>>>

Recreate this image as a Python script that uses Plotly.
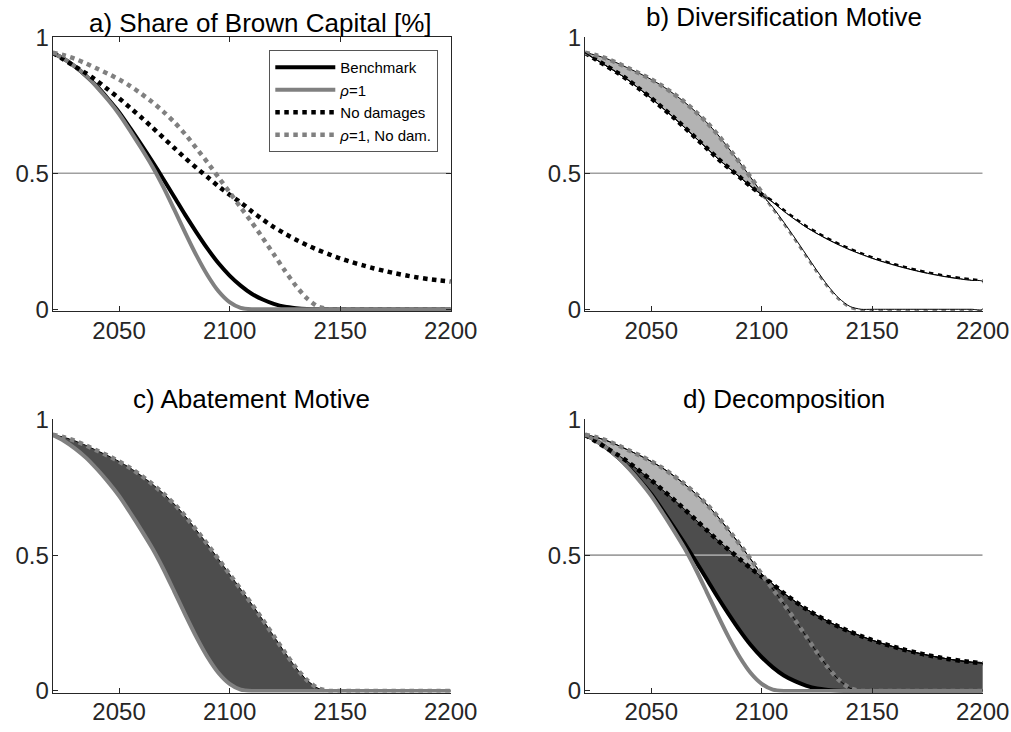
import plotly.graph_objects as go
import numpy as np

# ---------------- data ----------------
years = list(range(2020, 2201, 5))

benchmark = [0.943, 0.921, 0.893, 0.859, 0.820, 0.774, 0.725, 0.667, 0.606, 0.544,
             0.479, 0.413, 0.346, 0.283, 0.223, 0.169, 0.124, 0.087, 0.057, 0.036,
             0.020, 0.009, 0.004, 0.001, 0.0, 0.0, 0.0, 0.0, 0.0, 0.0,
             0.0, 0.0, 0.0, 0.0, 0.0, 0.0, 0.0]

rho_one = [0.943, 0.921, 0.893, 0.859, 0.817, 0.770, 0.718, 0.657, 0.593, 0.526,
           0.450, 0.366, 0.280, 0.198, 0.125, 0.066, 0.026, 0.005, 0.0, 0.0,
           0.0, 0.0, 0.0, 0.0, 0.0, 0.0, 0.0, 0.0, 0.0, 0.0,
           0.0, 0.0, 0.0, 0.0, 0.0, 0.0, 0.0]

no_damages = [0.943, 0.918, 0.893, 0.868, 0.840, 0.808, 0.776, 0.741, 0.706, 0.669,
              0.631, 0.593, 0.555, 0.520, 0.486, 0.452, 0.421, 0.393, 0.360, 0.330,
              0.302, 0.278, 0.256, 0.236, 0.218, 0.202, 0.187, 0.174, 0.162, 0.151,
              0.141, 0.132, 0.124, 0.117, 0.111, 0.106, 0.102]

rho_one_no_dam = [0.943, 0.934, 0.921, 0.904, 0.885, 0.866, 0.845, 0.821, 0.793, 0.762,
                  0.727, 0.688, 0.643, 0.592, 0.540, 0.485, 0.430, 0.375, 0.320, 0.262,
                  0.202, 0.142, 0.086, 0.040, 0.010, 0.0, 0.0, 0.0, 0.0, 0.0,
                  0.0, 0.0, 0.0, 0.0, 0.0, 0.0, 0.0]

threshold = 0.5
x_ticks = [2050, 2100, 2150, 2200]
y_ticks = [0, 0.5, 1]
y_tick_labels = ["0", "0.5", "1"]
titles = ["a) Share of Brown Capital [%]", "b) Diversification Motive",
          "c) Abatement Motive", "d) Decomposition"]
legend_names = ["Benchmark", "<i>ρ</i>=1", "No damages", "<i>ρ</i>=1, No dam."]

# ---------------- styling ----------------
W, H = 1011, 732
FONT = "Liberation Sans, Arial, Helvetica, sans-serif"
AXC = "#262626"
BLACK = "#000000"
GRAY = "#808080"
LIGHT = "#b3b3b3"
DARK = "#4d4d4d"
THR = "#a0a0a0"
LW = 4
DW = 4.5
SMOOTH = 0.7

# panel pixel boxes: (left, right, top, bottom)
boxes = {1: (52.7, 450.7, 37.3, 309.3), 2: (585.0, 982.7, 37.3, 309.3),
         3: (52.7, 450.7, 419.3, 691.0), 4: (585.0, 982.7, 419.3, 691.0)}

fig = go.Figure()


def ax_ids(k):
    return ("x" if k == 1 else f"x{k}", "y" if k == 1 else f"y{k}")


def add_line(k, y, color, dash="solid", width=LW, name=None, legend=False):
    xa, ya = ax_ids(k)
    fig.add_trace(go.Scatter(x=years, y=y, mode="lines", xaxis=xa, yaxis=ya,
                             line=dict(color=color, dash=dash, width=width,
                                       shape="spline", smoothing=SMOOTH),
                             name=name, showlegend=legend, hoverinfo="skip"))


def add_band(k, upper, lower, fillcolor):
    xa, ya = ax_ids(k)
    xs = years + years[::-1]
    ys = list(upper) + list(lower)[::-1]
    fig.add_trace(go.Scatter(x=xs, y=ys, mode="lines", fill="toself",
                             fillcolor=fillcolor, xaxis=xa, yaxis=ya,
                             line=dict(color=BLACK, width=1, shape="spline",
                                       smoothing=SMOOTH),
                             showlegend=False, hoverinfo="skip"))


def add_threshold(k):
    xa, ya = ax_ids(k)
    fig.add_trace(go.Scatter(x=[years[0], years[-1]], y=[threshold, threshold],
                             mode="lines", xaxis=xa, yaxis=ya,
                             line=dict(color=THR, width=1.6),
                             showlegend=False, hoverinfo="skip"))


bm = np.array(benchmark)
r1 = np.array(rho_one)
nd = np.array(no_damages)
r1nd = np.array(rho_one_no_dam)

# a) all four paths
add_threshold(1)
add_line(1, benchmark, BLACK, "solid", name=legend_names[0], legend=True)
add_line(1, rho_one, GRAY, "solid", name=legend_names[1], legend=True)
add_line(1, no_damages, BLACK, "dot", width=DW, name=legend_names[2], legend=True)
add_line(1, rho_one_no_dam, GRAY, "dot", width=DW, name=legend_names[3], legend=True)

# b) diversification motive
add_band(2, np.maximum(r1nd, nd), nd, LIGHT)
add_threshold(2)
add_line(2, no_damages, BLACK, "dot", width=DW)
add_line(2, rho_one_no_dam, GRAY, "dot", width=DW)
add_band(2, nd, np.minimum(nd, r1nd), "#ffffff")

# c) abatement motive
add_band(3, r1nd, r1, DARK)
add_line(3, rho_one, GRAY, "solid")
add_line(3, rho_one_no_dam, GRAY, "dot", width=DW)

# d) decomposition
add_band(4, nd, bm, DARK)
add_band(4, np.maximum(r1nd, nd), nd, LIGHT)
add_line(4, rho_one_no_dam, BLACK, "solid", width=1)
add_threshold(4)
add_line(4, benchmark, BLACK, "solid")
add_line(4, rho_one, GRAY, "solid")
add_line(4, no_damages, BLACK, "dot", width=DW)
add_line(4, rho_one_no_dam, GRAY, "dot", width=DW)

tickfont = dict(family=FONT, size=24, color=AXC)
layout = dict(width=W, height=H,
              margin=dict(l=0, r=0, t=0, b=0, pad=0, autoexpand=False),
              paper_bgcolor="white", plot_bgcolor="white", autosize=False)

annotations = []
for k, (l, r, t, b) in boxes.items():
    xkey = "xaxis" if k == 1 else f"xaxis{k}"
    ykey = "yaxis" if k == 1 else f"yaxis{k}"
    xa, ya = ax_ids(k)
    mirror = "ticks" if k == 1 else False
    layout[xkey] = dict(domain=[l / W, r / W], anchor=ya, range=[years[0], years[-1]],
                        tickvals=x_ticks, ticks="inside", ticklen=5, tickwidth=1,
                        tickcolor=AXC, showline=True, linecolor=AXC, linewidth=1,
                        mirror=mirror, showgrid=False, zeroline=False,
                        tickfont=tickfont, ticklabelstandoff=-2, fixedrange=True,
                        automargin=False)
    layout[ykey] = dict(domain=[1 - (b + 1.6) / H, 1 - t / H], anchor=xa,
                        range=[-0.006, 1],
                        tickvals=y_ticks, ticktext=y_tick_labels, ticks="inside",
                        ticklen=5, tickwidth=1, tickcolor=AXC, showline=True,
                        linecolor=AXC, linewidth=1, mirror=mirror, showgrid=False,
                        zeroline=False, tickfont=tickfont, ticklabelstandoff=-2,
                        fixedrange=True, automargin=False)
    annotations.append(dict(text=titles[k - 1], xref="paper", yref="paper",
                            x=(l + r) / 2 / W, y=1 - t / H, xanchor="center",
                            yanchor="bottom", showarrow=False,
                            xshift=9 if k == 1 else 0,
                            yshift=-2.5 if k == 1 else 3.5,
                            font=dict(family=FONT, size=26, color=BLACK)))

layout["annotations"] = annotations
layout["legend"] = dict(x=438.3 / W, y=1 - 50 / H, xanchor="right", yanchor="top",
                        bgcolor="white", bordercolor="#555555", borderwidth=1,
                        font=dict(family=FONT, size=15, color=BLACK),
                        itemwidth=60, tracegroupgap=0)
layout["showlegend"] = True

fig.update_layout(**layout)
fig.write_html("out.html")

<<<

◆ Exercise ◆
Repeat only what lies between the start of the data and the end of the line containing "0.141, 0.132, 0.124, 0.117, 0.111, 0.106, 0.102]", exactly, with pictures left out.

◆ Task result ◆
Recreate this image as a Python script that uses Plotly.
import plotly.graph_objects as go
import numpy as np

# ---------------- data ----------------
years = list(range(2020, 2201, 5))

benchmark = [0.943, 0.921, 0.893, 0.859, 0.820, 0.774, 0.725, 0.667, 0.606, 0.544,
             0.479, 0.413, 0.346, 0.283, 0.223, 0.169, 0.124, 0.087, 0.057, 0.036,
             0.020, 0.009, 0.004, 0.001, 0.0, 0.0, 0.0, 0.0, 0.0, 0.0,
             0.0, 0.0, 0.0, 0.0, 0.0, 0.0, 0.0]

rho_one = [0.943, 0.921, 0.893, 0.859, 0.817, 0.770, 0.718, 0.657, 0.593, 0.526,
           0.450, 0.366, 0.280, 0.198, 0.125, 0.066, 0.026, 0.005, 0.0, 0.0,
           0.0, 0.0, 0.0, 0.0, 0.0, 0.0, 0.0, 0.0, 0.0, 0.0,
           0.0, 0.0, 0.0, 0.0, 0.0, 0.0, 0.0]

no_damages = [0.943, 0.918, 0.893, 0.868, 0.840, 0.808, 0.776, 0.741, 0.706, 0.669,
              0.631, 0.593, 0.555, 0.520, 0.486, 0.452, 0.421, 0.393, 0.360, 0.330,
              0.302, 0.278, 0.256, 0.236, 0.218, 0.202, 0.187, 0.174, 0.162, 0.151,
              0.141, 0.132, 0.124, 0.117, 0.111, 0.106, 0.102]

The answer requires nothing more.